In puncto Abfederung der kalten Progression wird in der Koalition unterdessen auch für die dieswöchige Ministerratssitzung nicht mit einer Einigung gerechnet. Ein ursprünglich für Montag anberaumtes Verhandlungsgespräch musste aus terminlichen Gründen abgesagt werden. Eine Einigung in der Koordinierungssitzung für den Ministerrat schien eher unwahrscheinlich, hieß es aus Regierungskreisen.

Sobotka prescht mit Gesetz vor
Innenminister Wolfgang Sobotka (ÖVP) schickt eine Novelle zum Sicherheitspolizeigesetz (SPG) in Begutachtung, ohne das zuvor mit dem Koalitionspartner SPÖ akkordiert zu haben. Das kündigte Sobotka am Montag vor Journalisten an. "Ich werde permanent in Sicherheitsfragen blockiert", sagte der Minister. Das Gesetz liege seit 9. März beim Spiegelminister, "und es tut sich nichts".

Im Prinzip geht es bei der Novelle um Neuerungen zur Videoüberwachung, zur Autokennzeichenerfassung sowie zum Community-Policing-Projekt "Gemeinsam Sicher". Bei der Videoüberwachung soll die Herausgabe und die Verwendung von Daten, die Private gesammelt haben, auf freiwilliger Basis für alle sicherheitspolizeilichen Zwecke möglich werden. Für Verkehrsträger wie die ÖBB, die ASFINAG, Verkehrsverbände und -betriebe sowie Flughäfen soll die unverzügliche Herausgabe von Videomaterial für sicherheitspolizeiliche Zwecke verpflichtend werden.

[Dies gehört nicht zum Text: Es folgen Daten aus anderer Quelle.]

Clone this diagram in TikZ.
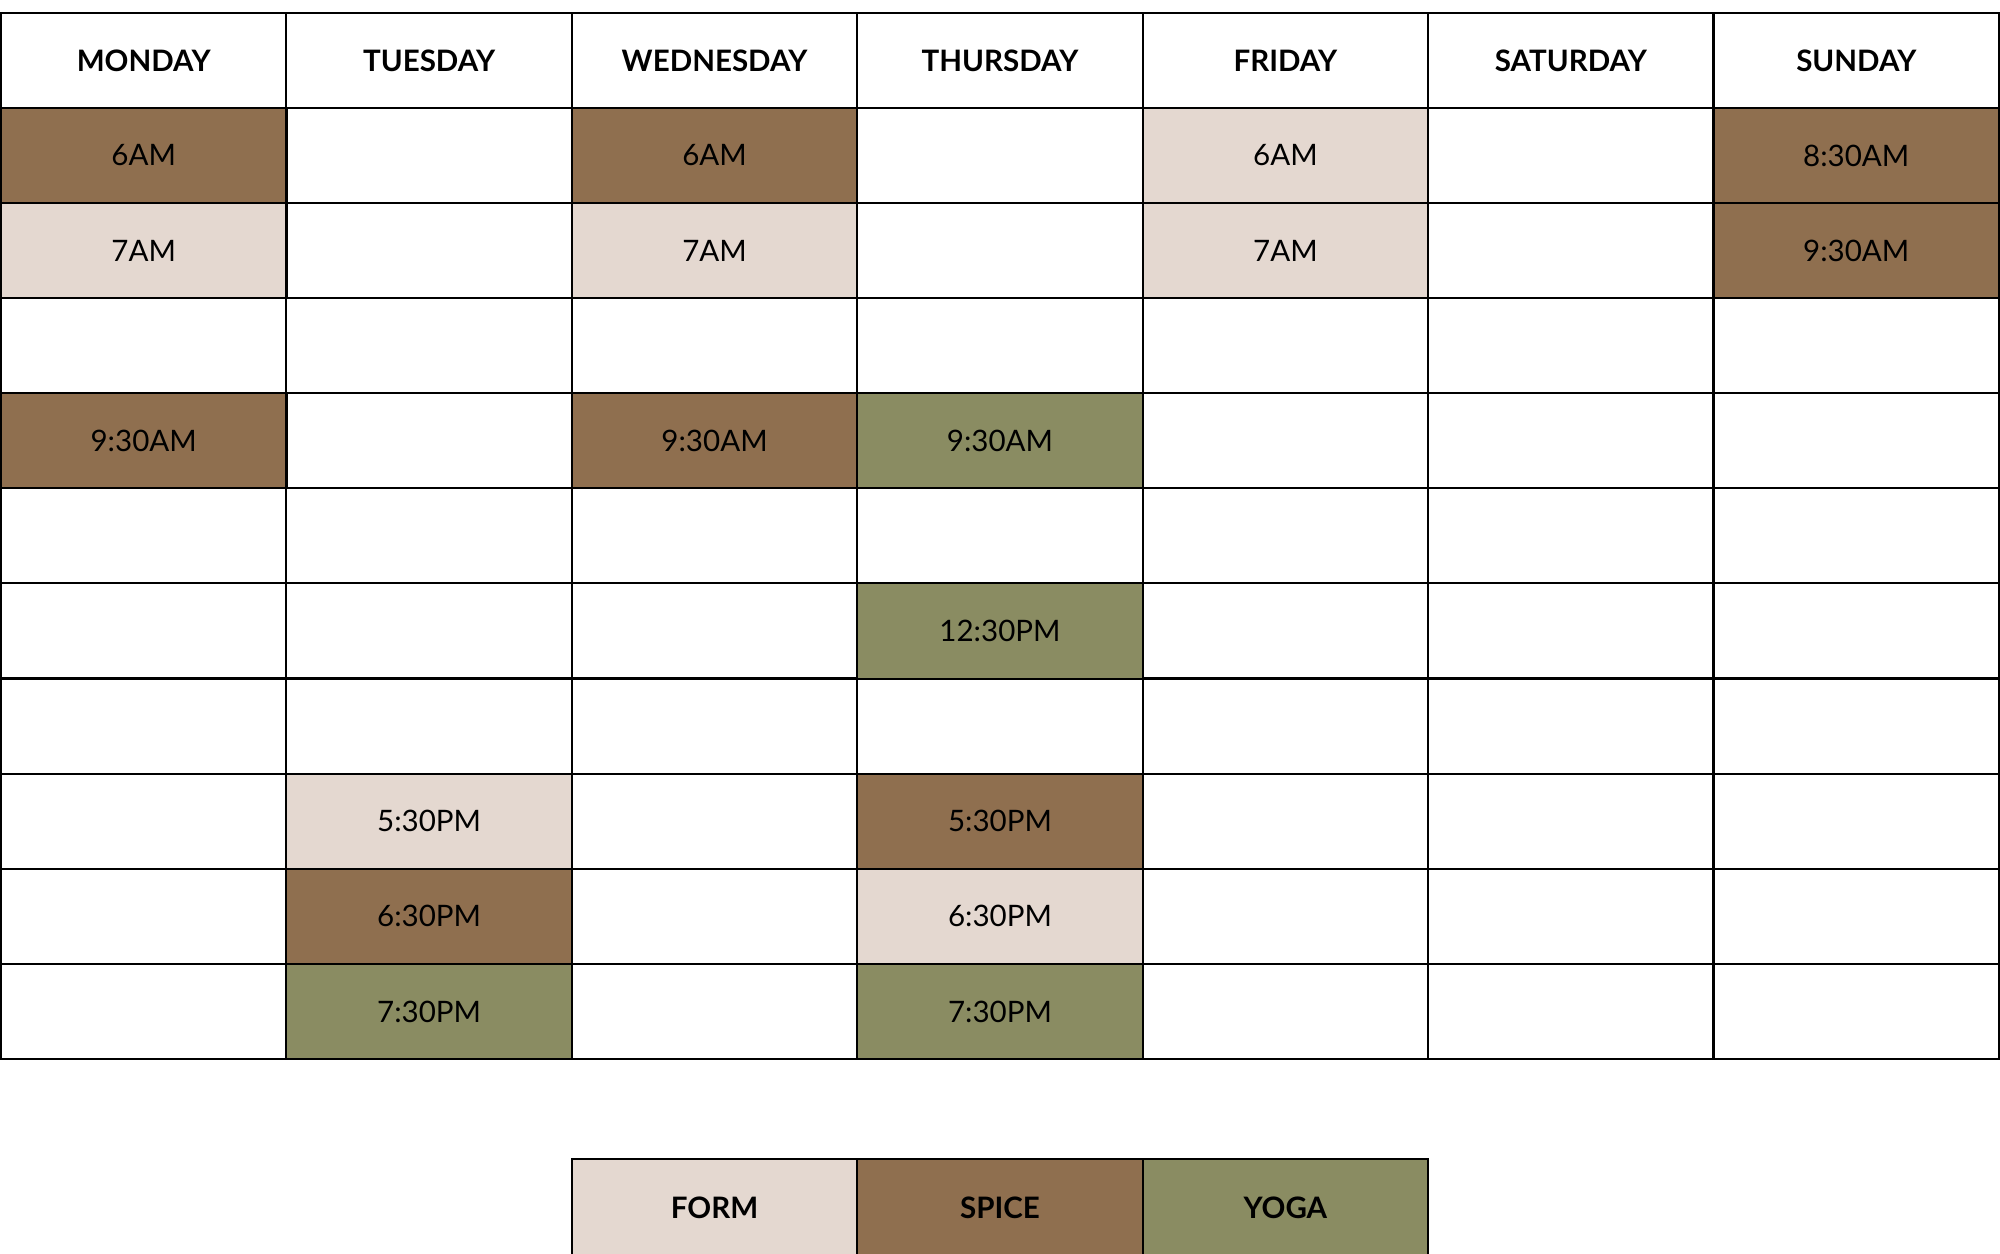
\documentclass[tikz,border=0pt]{standalone}
\usepackage{fontspec}
\setmainfont{Lato}
\definecolor{spice}{RGB}{143,111,79}
\definecolor{form}{RGB}{228,216,208}
\definecolor{yoga}{RGB}{138,140,98}
\tikzset{
  cell/.style={draw=black, line width=0.6pt, minimum width=2.8543cm, minimum height=0.9511cm,
    inner sep=0pt, outer sep=0pt, anchor=center, font=\fontsize{8.4}{10}\selectfont},
  head/.style={font=\fontsize{8.4}{10}\selectfont\bfseries}
}
\newcommand\slot[6][]{\node[cell,fill=#5,#1] (#2) at ({1+285.43*(#3+0.5)},{12.75+95.11*(#4+0.5)}) {#6};}
\begin{document}
\begin{tikzpicture}[x=0.01cm,y=-0.01cm]
\clip (0,0) rectangle (2000,1253);
\fill[white] (0,0) rectangle (2000,1253);
% empty grid
\foreach \c in {0,...,6}{\foreach \r in {0,...,10}{\slot{g\c-\r}{\c}{\r}{white}{}}}
% headers
\slot[head]{hmon}{0}{0}{white}{MONDAY}
\slot[head]{htue}{1}{0}{white}{TUESDAY}
\slot[head]{hwed}{2}{0}{white}{WEDNESDAY}
\slot[head]{hthu}{3}{0}{white}{THURSDAY}
\slot[head]{hfri}{4}{0}{white}{FRIDAY}
\slot[head]{hsat}{5}{0}{white}{SATURDAY}
\slot[head]{hsun}{6}{0}{white}{SUNDAY}
% row 1
\slot{mon1}{0}{1}{spice}{6AM}
\slot{wed1}{2}{1}{spice}{6AM}
\slot{fri1}{4}{1}{form}{6AM}
\slot{sun1}{6}{1}{spice}{8:30AM}
% row 2
\slot{mon2}{0}{2}{form}{7AM}
\slot{wed2}{2}{2}{form}{7AM}
\slot{fri2}{4}{2}{form}{7AM}
\slot{sun2}{6}{2}{spice}{9:30AM}
% row 4
\slot{mon4}{0}{4}{spice}{9:30AM}
\slot{wed4}{2}{4}{spice}{9:30AM}
\slot{thu4}{3}{4}{yoga}{9:30AM}
% row 6
\slot{thu6}{3}{6}{yoga}{12:30PM}
% row 8
\slot{tue8}{1}{8}{form}{5:30PM}
\slot{thu8}{3}{8}{spice}{5:30PM}
% row 9
\slot{tue9}{1}{9}{spice}{6:30PM}
\slot{thu9}{3}{9}{form}{6:30PM}
% row 10
\slot{tue10}{1}{10}{yoga}{7:30PM}
\slot{thu10}{3}{10}{yoga}{7:30PM}
% legend (bottom edge runs off the page)
\node[cell,head,fill=form,minimum height=1.0cm] (lform) at ({1+285.43*2.5},{1159+50}) {\raisebox{0.03cm}{FORM}};
\node[cell,head,fill=spice,minimum height=1.0cm] (lspice) at ({1+285.43*3.5},{1159+50}) {\raisebox{0.03cm}{SPICE}};
\node[cell,head,fill=yoga,minimum height=1.0cm] (lyoga) at ({1+285.43*4.5},{1159+50}) {\raisebox{0.03cm}{YOGA}};
\end{tikzpicture}
\end{document}
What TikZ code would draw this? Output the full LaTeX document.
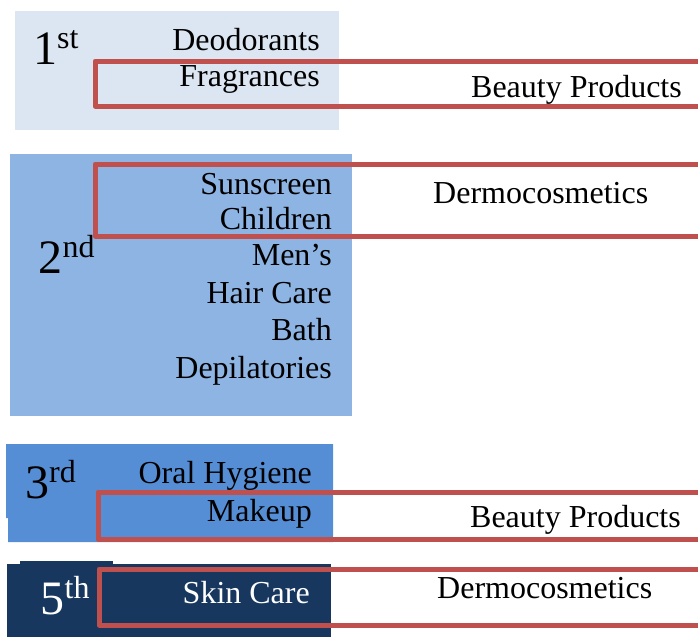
\documentclass[tikz,border=0pt]{standalone}
\usepackage{fontspec}
\setmainfont{Liberation Serif}
\definecolor{tierone}{HTML}{DCE6F2}
\definecolor{tiertwo}{HTML}{8EB4E3}
\definecolor{tierthree}{HTML}{558ED5}
\definecolor{tierfive}{HTML}{17375E}
\definecolor{bandred}{HTML}{C0504D}
\newcommand{\ordsup}[1]{\raisebox{16pt}{\fontsize{32}{32}\selectfont #1}}
\begin{document}
\begin{tikzpicture}[x=1pt,y=-1pt,
  item/.style={anchor=base east, inner sep=0pt, font=\fontsize{32}{36}\selectfont},
  rank/.style={anchor=base west, inner sep=0pt, font=\fontsize{48}{50}\selectfont},
  group/.style={anchor=base west, inner sep=0pt, font=\fontsize{32}{36}\selectfont},
  band/.style={draw=bandred, line width=5pt, line join=round}]
\useasboundingbox (0,0) rectangle (698,637);
\clip (0,0) rectangle (698,637);

% tier blocks
\fill[tierone] (15,11) rectangle (339,130);
\fill[tiertwo] (10,154) rectangle (352,416);
\fill[tierthree] (6,444) -- (333,444) -- (333,542) -- (8,542) -- (8,518) -- (6,518) -- cycle;
\fill[tierfive] (7,564) rectangle (331,637);
\fill[tierfive] (20,561) rectangle (113,564);

% 1st tier
\node[rank] (r1) at (33,64) {1\ordsup{st}};
\node[item] (deo) at (320,50) {Deodorants};
\node[item] (fra) at (320,86) {Fragrances};

% 2nd tier
\node[rank] (r2) at (38.5,273) {2\ordsup{nd}};
\node[item] (sun) at (332,194) {Sunscreen};
\node[item] (chi) at (332,229) {Children};
\node[item] (men) at (332,265) {Men’s};
\node[item] (hai) at (332,303) {Hair Care};
\node[item] (bat) at (332,340) {Bath};
\node[item] (dep) at (332,378) {Depilatories};

% 3rd tier
\node[rank] (r3) at (25,498) {3\ordsup{rd}};
\node[item] (ora) at (312,483) {Oral Hygiene};
\node[item] (mak) at (312,521) {Makeup};

% 5th tier
\node[rank, text=white] (r5) at (40.5,614) {5\ordsup{th}};
\node[item, text=white] (ski) at (310,603) {Skin Care};

% category bands running off to the right
\draw[band] (710,61) -- (95,61) -- (95,106) -- (710,106);
\draw[band] (710,164) -- (95,164) -- (95,236) -- (710,236);
\draw[band] (710,492) -- (98,492) -- (98,539) -- (710,539);
\draw[band] (710,569) -- (99,569) -- (99,625) -- (710,625);

\node[item] (bp1) at (682,97) {Beauty Products};
\node[group] (dc1) at (433,203) {Dermocosmetics};
\node[item] (bp2) at (681,527) {Beauty Products};
\node[group] (dc2) at (437,598) {Dermocosmetics};
\end{tikzpicture}
\end{document}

Sobotka wünscht sich auch eine Änderung im Datenschutzgesetz: Demnach sollen die Sicherheitsbehörden in das Registrierungsverfahren eingebunden werden, das bisher die Datenschutzbehörde allein bestreitet. Sobotka will eine Einzelprüfung für jeden Fall und die Möglichkeit, dass die Datenschutzbehörde eine Mindestspeicherdauer bis zu vier Wochen festlegen kann, wenn dies erforderlich ist und die Sicherheitsbehörde das entsprechend begründet.

Sobotka „Wer macht denn da Wahlkampf?“

ÖSTERREICH: Warum schicken Sie das Sicherheitspolizeigesetz ohne Abstimmung mit der SPÖ in Begutachtung?

SOBOTKA: Ich werde beim Thema Sicherheit permanent blockiert. Schon am 9. März hatte die SPÖ einen Vorschlag und hat vier Wochen für eine erste Reaktion gebraucht. Wir können nicht endlos verhandeln. Mit Minister Doskozil gibt es kein Problem.  Aber mit der SPÖ – und der Kanzler ist der SPÖ-Chef.

ÖSTERREICH: Warum dann nicht gleich Neuwahlen?

SOBOTKA: Meine Haltung kennt man: Ich bin an der Sacharbeit interessiert. Wir haben ein Regierungsprogramm, also setzen wir das zügig um.

ÖSTERREICH: Also sind Sie gegen Neuwahlen?

SOBOTKA: Für mich geht es um Inhalte. Jeder kennt die Terror-Lage in Europa – es geht um Maßnahmen zum Schutz der Bevölkerung. Wer macht denn permanent Wahlkampf?

ÖSTERREICH: Es ist also Kanzler Kern. der mit Neuwahlen spielt?

SOBOTKA: Wer sich inszeniert und mit versteckter Kamera Pizza ausliefert kann nicht ernsthaft behaupten, dass er nicht im Wahlkampf steckt.